The Virginian-Pilot
                             THE VIRGINIAN-PILOT 
              Copyright (c) 1995, Landmark Communications, Inc.

DATE: Saturday, July 22, 1995                TAG: 9507220252
SECTION: FRONT                    PAGE: A1   EDITION: FINAL 
SOURCE: BY CHRISTOPHER DINSMORE, STAFF WRITER 
                                             LENGTH: Medium:   82 lines

LACK OF NUCLEAR FUEL STORAGE MAY COST 600 NORFOLK YARD JOBS

Without any place to store more spent nuclear fuel from the warships it services, Norfolk Naval Shipyard may have to reduce its work force by about 600 workers as soon as October.

The shipyard in Portsmouth faces a delay in the deactivation of the nuclear-powered guided-missile cruiser Bainbridge, scheduled to begin in October, because of a court injunction prohibiting it from sending the waste to the Idaho National Engineering Laboratory.

The Navy has no other place to put the highly radioactive fuel from reactors aboard the Bainbridge. For decades, the Navy has sent spent radioactive fuel to the Idaho facility to be tested and stored until a permanent storage site for the nation's nuclear waste is developed.

In a letter dated July 20, Rear Adm. Thomas J. Porter, the deputy commander for naval shipyards, directs the Norfolk Naval Shipyard commander to develop plans within two weeks to ``reduce the workforce'' in anticipation of a delay in the work on the Bainbridge.

The number of employees this might affect has not been determined, but it would have taken an average of 600 workers per day to defuel the Bainbridge and put it in mothballs, shipyard spokesman Steve Milner said. The job was to have taken a little more than a year.

Any layoffs would occur only if the Navy can't find a way to dispose of the spent nuclear fuel.

``Navy efforts to get relief from the injunction are continuing in order to avoid the need for workforce reductions,'' Porter said in the letter.

The Navy has already lost one appeal to end the injunction, ordered when the state of Idaho sued the Navy in 1993 to determine the safety of the shipments and storage. Further appeals could take several months.

Norfolk Naval Shipyard is one of the largest employers in South Hampton Roads, with 7,300 employees. Its work force has been slashed from more than 12,000 five years ago as the Navy has downsized since the end of the Cold War.

Any layoffs at the shipyard would have a ripple effect through the region's economy since shipyard workers, particularly nuclear workers, are among the highest-paid laborers and engineers in the region.

For every job lost at the shipyard, another job in the region's economy will also be lost in the next year, said John Whaley, chief economist of the Hampton Roads Planning District Commission.

Laid-off workers would enter a labor market in Hampton Roads that is currently robust. But most of the jobs being created are in the lower-paying retail and service sectors, Whaley said.

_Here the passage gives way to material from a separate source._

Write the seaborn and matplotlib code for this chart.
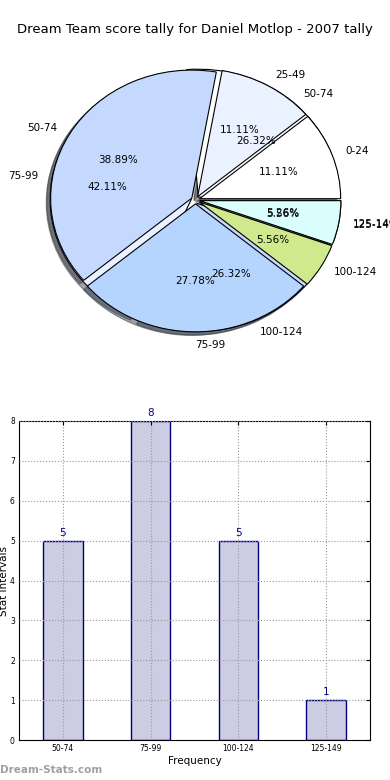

Shipyard workers could be furloughed instead of laid off. That means they may be recalled if the nuclear-waste pipeline is unclogged and the work on the Bainbridge starts.

``Any potential reduction in the work force is dependent upon the extent that this deactivation is delayed,'' Milner said.

Union officials representing the shipyard's 4,000 blue-collar workers were unavailable for comment.

This latest crisis in the long saga of the Idaho lawsuit came when Idaho questioned the sufficiency of an environmental-impact study that was supposed to settle the nuclear waste issue. The study, which called the storage and shipments safe, was issued June 1.

Adm. Bruce DeMars, director of the Navy's nuclear propulsion program, in a letter to Rep. Norman Sisisky, D-4th, dated July 7, said that, by continuing the injunction, Idaho ``has not lived up to its end of the bargain.''

In addition to possibly delaying the deactivation of the Bainbridge, the injunction also could delay work on five submarines at Puget Sound Naval Shipyard in Washington state.

In DeMars' letter to Sisisky, he states that the injunction also has delayed preparations for refueling reactors aboard the aircraft carrier Nimitz at Newport News Shipbuilding, which is scheduled to start in 1998.

As a result of the injunction, the Navy is storing six containers of spent nuclear fuel at Norfolk Naval Shipyard. Six rail cars containing more spent fuel at Newport News Shipbuilding await shipment.

Most of the casks the Navy uses for shipping and temporary storage are full of spent fuel and sitting at these and other Navy yards around the nation. ILLUSTRATION: Color file photo

The Norfolk Naval Shipyard is one of the area's largest employers.